INDIANAPOLIS — Some state lawmakers are hoping to see Indiana expand passenger rail options, even though a bill with that focus failed at the Statehouse.

Senate Bill 13 would have created a commission to study the potential expansion of passenger rail in Indiana. It passed in the Senate but did not get a hearing in the House roads and transportation committee.

Rail advocates are disappointed the bill did not move forward.

“There is a great deal of interest in Indiana in developing different sorts of modern passenger rail systems,” Steven Coxhead, president of the Indiana Passenger Rail Alliance, said.

State Sen. Dennis Kruse (R-Auburn) had been working to move the proposal forward for several years.
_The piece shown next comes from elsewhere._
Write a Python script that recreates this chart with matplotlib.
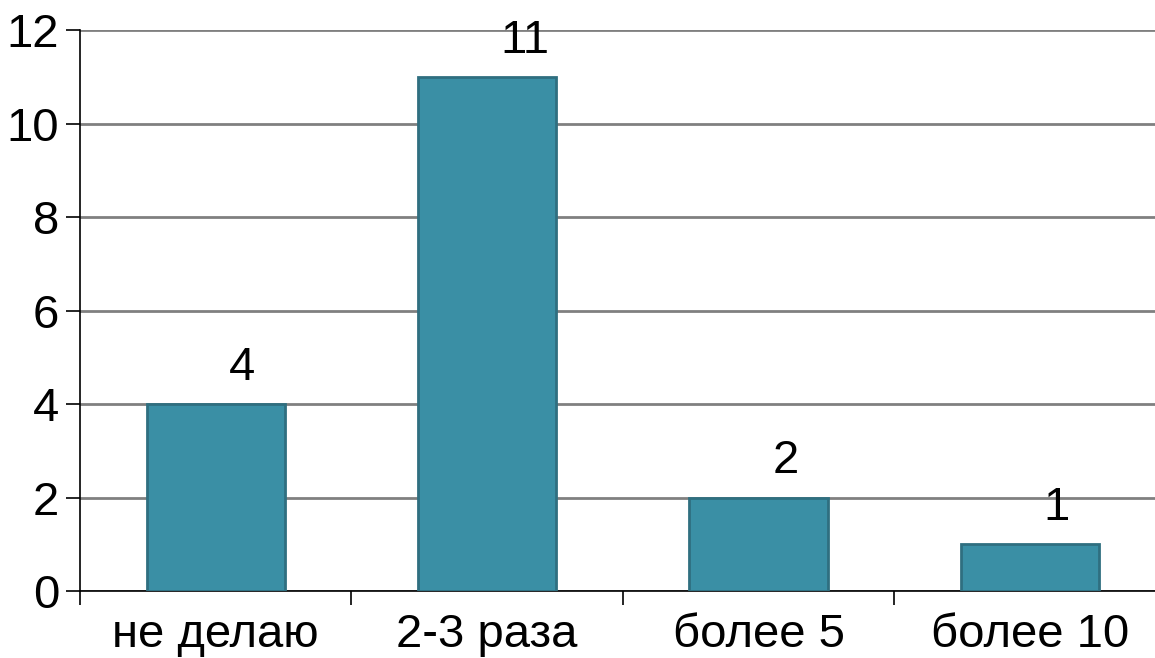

This was the furthest the bill had ever gone.

“It just doesn’t seem right that we don’t have one passenger rail train coming to Fort Wayne,” Kruse said.

The bill was especially timely this year, Kruse added, given the new federal infrastructure law that allows states to apply for grants to maintain or expand regional passenger rail service.

Kruse said he plans to meet with state officials to discuss Indiana’s options going forward.

“We’ll try to come up with some new alternative that maybe we haven’t thought of at this point in time,” he said.

But, according to the Indiana Department of Transportation, the Hoosier State isn’t on track for the new federal grants.

Indiana’s budget doesn’t set aside any funding for intercity passenger rail, which the state would need to contribute to those projects, explained Scott Manning, INDOT deputy chief of staff.

“In virtually every case, INDOT and the state would need to have funding available to provide a match or a portion of a match to pursue one of these grants,” Manning said.

However, Manning pointed out that Amtrak could choose to spend some of its new funding in Indiana. Last year, Amtrak unveiled a proposal to run more trains from Chicago to both Cincinnati and Louisville, with several stops in Central Indiana.

“There’s opportunity for them to pursue funding for other routes across the country in partnership with states or a partnership of states,” Manning said.

Kruse is not running for reelection but said he has spoken with other lawmakers who are interested in reintroducing similar legislation in the future.

We’ve reached out to Amtrak for this story as well as State Rep. Jim Pressel (R-Rolling Prairie), who declined to give the Statehouse proposal a committee hearing in the House. We’re still waiting to hear back from both of them.